_Directions:_
Everything from the first line down to the line containing "const pctGrid = [0.45, 0.5, 0.55];" is to be retyped exactly, both ends included, with pictures left out.

------ Data extract

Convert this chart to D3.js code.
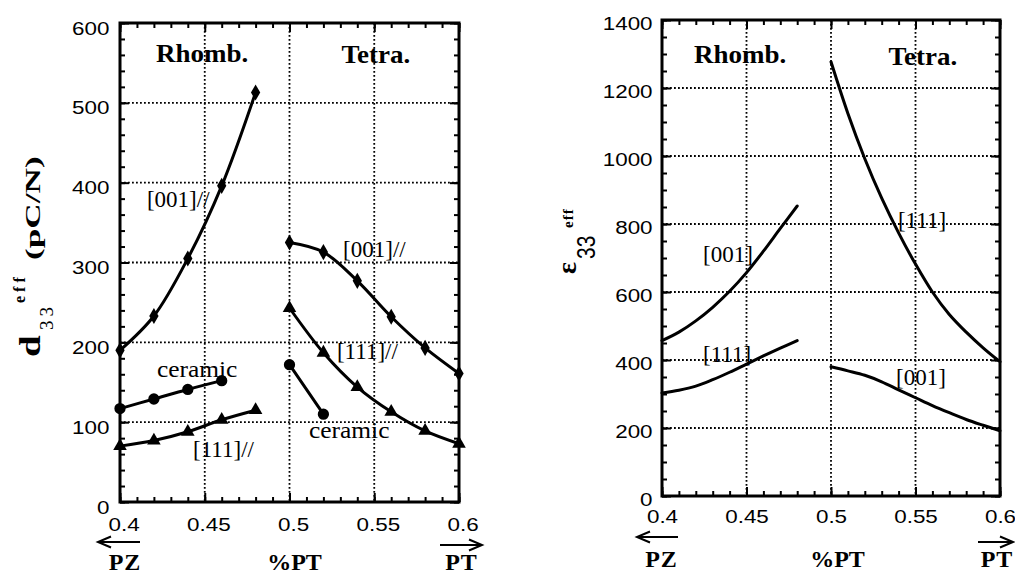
<!DOCTYPE html>
<html><head><meta charset="utf-8">
<script src="https://cdn.jsdelivr.net/npm/d3@7"></script>
<style>
body{margin:0;background:#fff;}
svg{display:block;}
</style></head><body>
<svg id="fig" width="1015" height="574"></svg>
<script>
// ---- axis ticks (fraction of PT, d33, eps33) ----
const pctMajor = [0.4, 0.45, 0.5, 0.55, 0.6];
const pctLabels = ["0.4", "0.45", "0.5", "0.55", "0.6"];
const pctMinor = d3.range(40, 61).map(v => v / 100);
const pctGrid = [0.45, 0.5, 0.55];

const d33Major = [0, 100, 200, 300, 400, 500, 600];
const d33Minor = d3.range(0, 601, 20);
const d33Grid = [100, 200, 300, 400, 500];

const epsMajor = [0, 200, 400, 600, 800, 1000, 1200, 1400];
const epsMinor = d3.range(0, 1401, 50);
const epsGrid = [200, 400, 600, 800, 1000, 1200];

// ---- d33 (pC/N) ----
const xRhomb = [0.40, 0.42, 0.44, 0.46, 0.48];
const d33Rhomb001 = [190, 233, 305, 396, 513];
const d33Rhomb111 = [70, 77, 88, 103, 115];
const xRhombCeramic = [0.40, 0.42, 0.44, 0.46];
const d33RhombCeramic = [117, 129, 141, 152];
const xTetra = [0.50, 0.52, 0.54, 0.56, 0.58, 0.60];
const d33Tetra001 = [325, 313, 277, 232, 193, 161];
const d33Tetra111 = [243, 187, 144, 113, 89, 73];
const xTetraCeramic = [0.50, 0.52];
const d33TetraCeramic = [172, 110];

// ---- eps33 ----
const xEpsRhomb = [0.40, 0.41, 0.42, 0.43, 0.44, 0.45, 0.46, 0.47, 0.48];
const epsRhomb001 = [457, 482, 515, 555, 602, 657, 720, 787, 853];
const epsRhomb111 = [303, 311, 323, 342, 364, 388, 412, 435, 457];
const xEpsTetra = [0.50, 0.51, 0.52, 0.53, 0.54, 0.55, 0.56, 0.57, 0.58, 0.59, 0.60];
const epsTetra111 = [1277, 1125, 992, 876, 774, 682, 600, 534, 482, 436, 395];
const epsTetra001 = [380, 368, 355, 336, 312, 289, 266, 245, 225, 208, 192];

const svg = d3.select("#fig");
const SERIF = "'Liberation Serif','Times New Roman',serif";
const SANS = "'Liberation Sans',Arial,sans-serif";

function text(g, str, x, y, o = {}) {
  return g.append("text")
    .attr("transform", `translate(${x},${y}) scale(${o.sx || 1},${o.sy || 1})`)
    .attr("text-anchor", o.anchor || "start")
    .style("font-family", o.family || SERIF)
    .style("font-size", (o.size || 23) + "px")
    .style("font-weight", o.weight || "normal")
    .style("letter-spacing", (o.ls || 0) + "px")
    .attr("fill", "#000")
    .text(str);
}

function arrow(g, xa, xb, y, tipLeft) {
  const tip = tipLeft ? xa : xb;
  const d = tipLeft ? 1 : -1;
  g.append("path")
    .attr("d", `M${xa},${y}H${xb}M${tip + d * 13},${y - 5.5}L${tip},${y}L${tip + d * 13},${y + 5.5}`)
    .attr("fill", "none").attr("stroke", "#000").attr("stroke-width", 2);
}

function panel(cfg) {
  const g = svg.append("g");
  const x = d3.scaleLinear().domain([0.4, 0.6]).range([cfg.x0, cfg.x1]);
  const y = d3.scaleLinear().domain([0, cfg.yMax]).range([cfg.y1, cfg.y0]);

  // dotted grid
  const grid = g.append("g").attr("stroke", "#000").attr("stroke-width", 1.8)
    .attr("stroke-dasharray", "1.8,2.2");
  grid.selectAll(".gx").data(pctGrid).join("line")
    .attr("x1", d => x(d)).attr("x2", d => x(d)).attr("y1", cfg.y0).attr("y2", cfg.y1);
  grid.selectAll(".gy").data(cfg.grid).join("line")
    .attr("y1", d => y(d)).attr("y2", d => y(d)).attr("x1", cfg.x0).attr("x2", cfg.x1);

  // inward ticks on all four sides
  const tickLayer = (axis, tx, ty) => {
    const a = g.append("g").attr("transform", `translate(${tx},${ty})`).call(axis);
    a.select(".domain").remove();
    a.selectAll("line").attr("stroke", "#000").attr("stroke-width", 2);
    return a;
  };
  tickLayer(d3.axisBottom(x).tickValues(pctMinor).tickSize(-5).tickFormat(""), 0, cfg.y1);
  tickLayer(d3.axisTop(x).tickValues(pctMinor).tickSize(-5).tickFormat(""), 0, cfg.y0);
  tickLayer(d3.axisLeft(y).tickValues(cfg.minor).tickSize(-5).tickFormat(""), cfg.x0, 0);
  tickLayer(d3.axisRight(y).tickValues(cfg.minor).tickSize(-5).tickFormat(""), cfg.x1, 0);
  tickLayer(d3.axisTop(x).tickValues(pctMajor).tickSize(-9).tickFormat(""), 0, cfg.y0);
  tickLayer(d3.axisRight(y).tickValues(cfg.major).tickSize(-9).tickFormat(""), cfg.x1, 0);

  const ax = tickLayer(d3.axisBottom(x).tickValues(pctMajor).tickSize(-9)
    .tickFormat((d, i) => pctLabels[i]).tickPadding(cfg.xPad), 0, cfg.y1);
  const ay = tickLayer(d3.axisLeft(y).tickValues(cfg.major).tickSize(-9)
    .tickFormat(d3.format("d")).tickPadding(cfg.yPad), cfg.x0, 0);
  [ax, ay].forEach(a => a.selectAll("text")
    .attr("fill", "#000")
    .style("font-family", SANS).style("font-size", "19px")
    .attr("transform", "scale(1.18,1)"));
  ay.selectAll("text").attr("dy", (cfg.yShift / 19 + 0.32) + "em");
  ax.selectAll("text").attr("dx", cfg.xShift);

  // curves and markers
  const line = d3.line().x(d => x(d[0])).y(d => y(d[1])).curve(d3.curveCatmullRom.alpha(0.5));
  cfg.series.forEach(s => {
    const pts = s.x.map((v, i) => [v, s.y[i]]);
    g.append("path").datum(pts).attr("d", line)
      .attr("fill", "none").attr("stroke", "#000").attr("stroke-width", 3)
      .attr("stroke-linejoin", "round").attr("stroke-linecap", "round");
    if (s.symbol) {
      g.selectAll(null).data(pts).join("path")
        .attr("transform", d => `translate(${x(d[0])},${y(d[1])})`)
        .attr("d", d3.symbol().type(s.symbol).size(s.size))
        .attr("fill", "#000");
    }
  });

  // frame
  g.append("rect").attr("x", cfg.x0).attr("y", cfg.y0)
    .attr("width", cfg.x1 - cfg.x0).attr("height", cfg.y1 - cfg.y0)
    .attr("fill", "none").attr("stroke", "#000").attr("stroke-width", 3);

  // phase names and series labels
  cfg.notes.forEach(n => text(g, n.t, x(n.x), y(n.y), n.o));
  return { g, x, y };
}

// ---- left panel: d33 ----
const left = panel({
  x0: 120, x1: 459, y0: 23, y1: 502, yMax: 600,
  major: d33Major, minor: d33Minor, grid: d33Grid,
  xPad: 16, yPad: 9, yShift: 5, xShift: 3,
  series: [
    { x: xRhomb, y: d33Rhomb001, symbol: d3.symbolDiamond, size: 75 },
    { x: xRhomb, y: d33Rhomb111, symbol: d3.symbolTriangle, size: 80 },
    { x: xRhombCeramic, y: d33RhombCeramic, symbol: d3.symbolCircle, size: 100 },
    { x: xTetra, y: d33Tetra001, symbol: d3.symbolDiamond, size: 75 },
    { x: xTetra, y: d33Tetra111, symbol: d3.symbolTriangle, size: 80 },
    { x: xTetraCeramic, y: d33TetraCeramic, symbol: d3.symbolCircle, size: 100 }
  ],
  notes: [
    { t: "Rhomb.", x: 0.4484, y: 551, o: { weight: "bold", size: 25, anchor: "middle", sx: 1.08 } },
    { t: "Tetra.", x: 0.551, y: 550, o: { weight: "bold", size: 25, anchor: "middle", sx: 1.08 } },
    { t: "[001]//", x: 0.4159, y: 369, o: { size: 23 } },
    { t: "[001]//", x: 0.5316, y: 307, o: { size: 23 } },
    { t: "[111]//", x: 0.528, y: 179, o: { size: 23 } },
    { t: "ceramic", x: 0.4218, y: 157, o: { size: 24, sx: 1.06 } },
    { t: "ceramic", x: 0.5115, y: 80, o: { size: 24, sx: 1.06 } },
    { t: "[111]//", x: 0.4431, y: 56, o: { size: 23 } }
  ]
});

// ---- right panel: eps33 ----
const right = panel({
  x0: 662, x1: 1000, y0: 20, y1: 496, yMax: 1400,
  major: epsMajor, minor: epsMinor, grid: epsGrid,
  xPad: 14, yPad: 8, yShift: 3, xShift: 0,
  series: [
    { x: xEpsRhomb, y: epsRhomb001 },
    { x: xEpsRhomb, y: epsRhomb111 },
    { x: xEpsTetra, y: epsTetra111 },
    { x: xEpsTetra, y: epsTetra001 }
  ],
  notes: [
    { t: "Rhomb.", x: 0.4462, y: 1273, o: { weight: "bold", size: 25, anchor: "middle", sx: 1.08 } },
    { t: "Tetra.", x: 0.5544, y: 1268, o: { weight: "bold", size: 25, anchor: "middle", sx: 1.08 } },
    { t: "[001]", x: 0.4243, y: 688, o: { size: 23 } },
    { t: "[111]", x: 0.4243, y: 394, o: { size: 23 } },
    { t: "[111]", x: 0.5396, y: 788, o: { size: 23 } },
    { t: "[001]", x: 0.5385, y: 326, o: { size: 23 } }
  ]
});

// ---- axis titles ----
const ttl = svg.append("g");
// d33 eff (pC/N), rotated
const yl = ttl.append("g").attr("transform", "translate(40,357) rotate(-90)");
text(yl, "d", 0, 0, { weight: "bold", size: 29, sx: 1.35 });
text(yl, "33", 27, 13, { size: 19, ls: 4 });
text(yl, "eff", 54, -15, { weight: "bold", size: 16, ls: 4 });
text(yl, "(pC/N)", 97, 0, { weight: "bold", size: 22, sx: 1.6 });

// eps33 eff, rotated
const el = ttl.append("g").attr("transform", "translate(576,274) rotate(-90)");
text(el, "ε", 0, 0, { weight: "bold", size: 28 });
text(el, "33", 15, 19, { family: SANS, size: 21, sy: 1.2 });
text(el, "eff", 46, -3, { weight: "bold", size: 15, ls: 1 });

// composition labels with direction arrows
[
  { pz: 125, pct: 294.5, pt: 461.5, base: 570, la: [98, 140, 542], ra: [440, 482, 545] },
  { pz: 661.5, pct: 837.5, pt: 997, base: 567, la: [637, 678, 537], ra: [978, 1013, 542] }
].forEach(c => {
  text(ttl, "PZ", c.pz, c.base, { weight: "bold", size: 24, anchor: "middle", ls: 1 });
  text(ttl, "%PT", c.pct, c.base, { weight: "bold", size: 24, anchor: "middle" });
  text(ttl, "PT", c.pt, c.base, { weight: "bold", size: 24, anchor: "middle", ls: 1 });
  arrow(ttl, c.la[0], c.la[1], c.la[2], true);
  arrow(ttl, c.ra[0], c.ra[1], c.ra[2], false);
});
</script>
</body></html>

------------

_Task response:_
Convert this chart to D3.js code.
<!DOCTYPE html>
<html><head><meta charset="utf-8">
<script src="https://cdn.jsdelivr.net/npm/d3@7"></script>
<style>
body{margin:0;background:#fff;}
svg{display:block;}
</style></head><body>
<svg id="fig" width="1015" height="574"></svg>
<script>
// ---- axis ticks (fraction of PT, d33, eps33) ----
const pctMajor = [0.4, 0.45, 0.5, 0.55, 0.6];
const pctLabels = ["0.4", "0.45", "0.5", "0.55", "0.6"];
const pctMinor = d3.range(40, 61).map(v => v / 100);
const pctGrid = [0.45, 0.5, 0.55];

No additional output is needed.